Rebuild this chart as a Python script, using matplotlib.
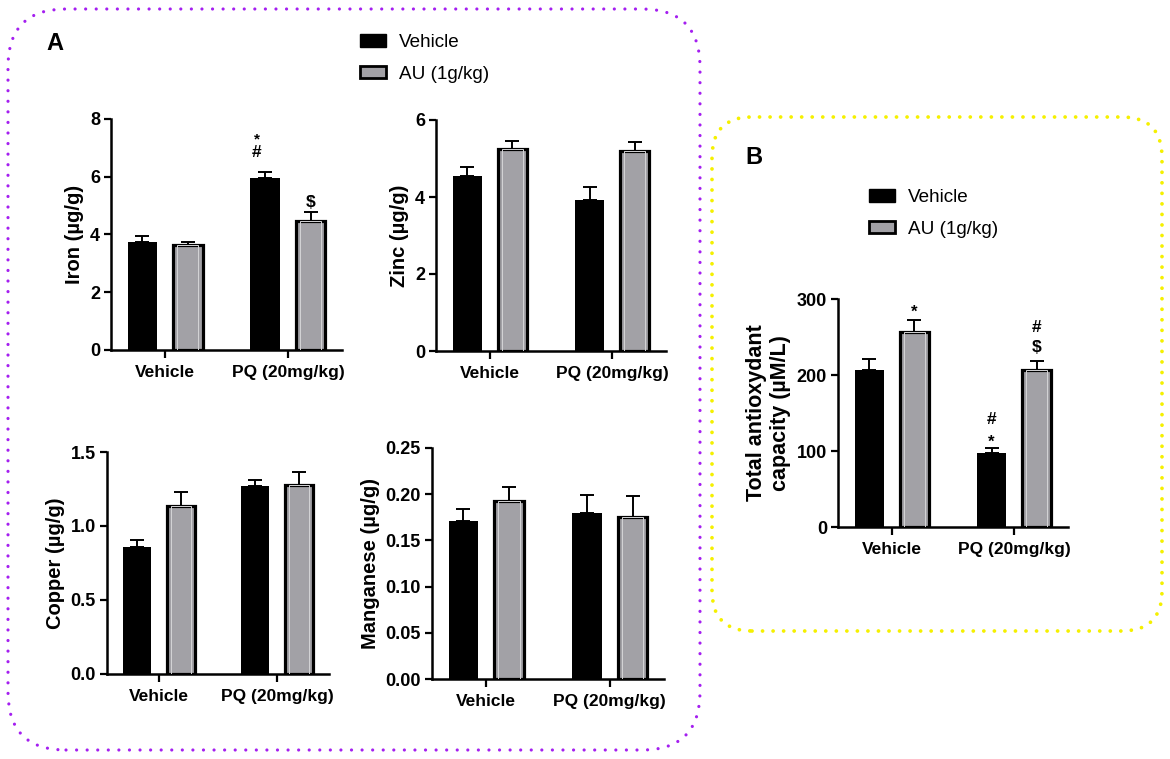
import matplotlib
matplotlib.use('Agg')
import matplotlib.pyplot as plt
import numpy
from matplotlib.patches import FancyBboxPatch, Patch
from matplotlib.transforms import IdentityTransform

plt.rcParams['font.family'] = ['Liberation Sans', 'DejaVu Sans']

# ---- data ----
groups = ['Vehicle', 'PQ (20mg/kg)']
series = ['Vehicle', 'AU (1g/kg)']

iron_vehicle = [3.75, 5.97]
iron_vehicle_err = [0.21, 0.21]
iron_au = [3.64, 4.48]
iron_au_err = [0.11, 0.31]

zinc_vehicle = [4.55, 3.93]
zinc_vehicle_err = [0.24, 0.34]
zinc_au = [5.25, 5.2]
zinc_au_err = [0.2, 0.22]

copper_vehicle = [0.856, 1.268]
copper_vehicle_err = [0.047, 0.043]
copper_au = [1.134, 1.279]
copper_au_err = [0.096, 0.088]

manganese_vehicle = [0.171, 0.180]
manganese_vehicle_err = [0.013, 0.019]
manganese_au = [0.193, 0.175]
manganese_au_err = [0.015, 0.023]

tac_vehicle = [206, 97]
tac_vehicle_err = [15, 7]
tac_au = [257, 207]
tac_au_err = [15, 12]

iron_ticks = [0, 2, 4, 6, 8]
zinc_ticks = [0, 2, 4, 6]
copper_ticks = [0.0, 0.5, 1.0, 1.5]
copper_ticklabels = ['0.0', '0.5', '1.0', '1.5']
manganese_ticks = [0.0, 0.05, 0.10, 0.15, 0.20, 0.25]
manganese_ticklabels = ['0.00', '0.05', '0.10', '0.15', '0.20', '0.25']
tac_ticks = [0, 100, 200, 300]

BLACK = '#000000'
GREY = '#a2a1a6'
PURPLE = '#a41ff0'
YELLOW = '#f5f000'

W, H = 1170, 759


def px_axes(fig, left, top, right, bottom):
    return fig.add_axes([left / W, 1 - bottom / H, (right - left) / W, (bottom - top) / H])


def bar_panel(ax, veh, veh_err, au, au_err, ticks, ticklabels, ylabel, ylabel_size=14.5):
    x = numpy.arange(len(groups))
    off, bw = 0.185, 0.24
    ax.bar(x - off, veh, bw, color=BLACK, zorder=3)
    ax.errorbar(x - off, veh, yerr=[numpy.zeros(len(veh)), veh_err], fmt='none',
                ecolor=BLACK, elinewidth=1.4, capsize=5, capthick=1.4, zorder=2)
    ax.bar(x + off, au, bw, color=GREY, edgecolor=BLACK, linewidth=2.3, zorder=3)
    ax.bar(x + off, au, bw * 0.72, bottom=0, color='none', edgecolor='#d4d4d6',
           linewidth=0.7, zorder=4)
    ax.errorbar(x + off, au, yerr=[numpy.zeros(len(au)), au_err], fmt='none',
                ecolor=BLACK, elinewidth=1.4, capsize=5, capthick=1.4, zorder=2)
    ax.set_xlim(-0.44, 1.44)
    ax.set_ylim(ticks[0], ticks[-1])
    ax.set_yticks(ticks)
    ax.set_yticklabels(ticklabels, fontsize=13, fontweight='bold')
    ax.set_xticks(x)
    ax.set_xticklabels(groups, fontsize=12.5, fontweight='bold')
    ax.set_ylabel(ylabel, fontsize=ylabel_size, fontweight='bold', labelpad=4)
    for side in ['top', 'right']:
        ax.spines[side].set_visible(False)
    for side in ['left', 'bottom']:
        ax.spines[side].set_linewidth(1.8)
    ax.tick_params(axis='both', width=1.6, length=5, pad=3)
    ax.tick_params(axis='x', length=6, pad=5)
    return x, off


def mark(ax, x, y, s, size=12.5):
    ax.text(x, y, s, ha='center', va='center', fontsize=size, fontweight='bold', zorder=5)


fig = plt.figure(figsize=(W / 100, H / 100), dpi=100)

ax_iron = px_axes(fig, 111, 119, 342, 350)
x, off = bar_panel(ax_iron, iron_vehicle, iron_vehicle_err, iron_au, iron_au_err,
                   iron_ticks, [str(t) for t in iron_ticks], 'Iron (µg/g)')
mark(ax_iron, x[1] - off - 0.07, 7.3, '*', 11)
mark(ax_iron, x[1] - off - 0.07, 6.84, '#')
mark(ax_iron, x[1] + off, 5.12, '$')

ax_zinc = px_axes(fig, 436, 120, 666, 351)
bar_panel(ax_zinc, zinc_vehicle, zinc_vehicle_err, zinc_au, zinc_au_err,
          zinc_ticks, [str(t) for t in zinc_ticks], 'Zinc (µg/g)')

ax_cu = px_axes(fig, 107, 452, 329, 674)
bar_panel(ax_cu, copper_vehicle, copper_vehicle_err, copper_au, copper_au_err,
          copper_ticks, copper_ticklabels, 'Copper (µg/g)')

ax_mn = px_axes(fig, 432, 448, 664, 679)
bar_panel(ax_mn, manganese_vehicle, manganese_vehicle_err, manganese_au, manganese_au_err,
          manganese_ticks, manganese_ticklabels, 'Manganese (µg/g)')

ax_tac = px_axes(fig, 838, 299, 1068, 527)
x, off = bar_panel(ax_tac, tac_vehicle, tac_vehicle_err, tac_au, tac_au_err,
                   tac_ticks, [str(t) for t in tac_ticks],
                   'Total antioxydant\ncapacity (µM/L)', ylabel_size=15.5)
mark(ax_tac, x[0] + off, 283, '*', 12)
mark(ax_tac, x[1] - off, 112, '*', 12)
mark(ax_tac, x[1] - off, 142, '#')
mark(ax_tac, x[1] + off, 236, '$')
mark(ax_tac, x[1] + off, 263, '#')

# legends
handles = [Patch(facecolor=BLACK, edgecolor=BLACK),
           Patch(facecolor=GREY, edgecolor=BLACK, linewidth=2)]
leg_kw = dict(loc='upper left', frameon=False, fontsize=13.6, handlelength=1.35,
              handleheight=0.65, labelspacing=0.78, handletextpad=0.7,
              borderaxespad=0, borderpad=0, bbox_transform=fig.transFigure)
fig.legend(handles, series, bbox_to_anchor=(360 / W, 1 - 34 / H), **leg_kw)
fig.legend(handles, series, bbox_to_anchor=(869 / W, 1 - 189 / H), **leg_kw)

# panel letters
fig.text(55 / W, 1 - 43 / H, 'A', ha='center', va='center', fontsize=17, fontweight='bold')
fig.text(754 / W, 1 - 157 / H, 'B', ha='center', va='center', fontsize=17, fontweight='bold')

# dotted rounded frames (pixel coordinates)
frame_a = FancyBboxPatch((8, H - 750), 692, 741, boxstyle='round,pad=0,rounding_size=58',
                         transform=IdentityTransform(), fill=False, edgecolor=PURPLE,
                         linewidth=2.3, linestyle=(0, (0.01, 3.3)))
frame_a.set_capstyle('round')
fig.add_artist(frame_a)
frame_b = FancyBboxPatch((712, H - 631), 450, 514, boxstyle='round,pad=0,rounding_size=40',
                         transform=IdentityTransform(), fill=False, edgecolor=YELLOW,
                         linewidth=2.7, linestyle=(0, (0.01, 2.8)))
frame_b.set_capstyle('round')
fig.add_artist(frame_b)

fig.savefig('out.png', dpi=100)
plt.close(fig)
━━━━━━━━━━━━━━━━━━━━
> **WORK TO BE COMPLETED**
Locate each line containing the string "matplotlib" and show it.

> **FINAL RESULT**
Rebuild this chart as a Python script, using matplotlib.
import matplotlib
matplotlib.use('Agg')
import matplotlib.pyplot as plt
from matplotlib.patches import FancyBboxPatch, Patch
from matplotlib.transforms import IdentityTransform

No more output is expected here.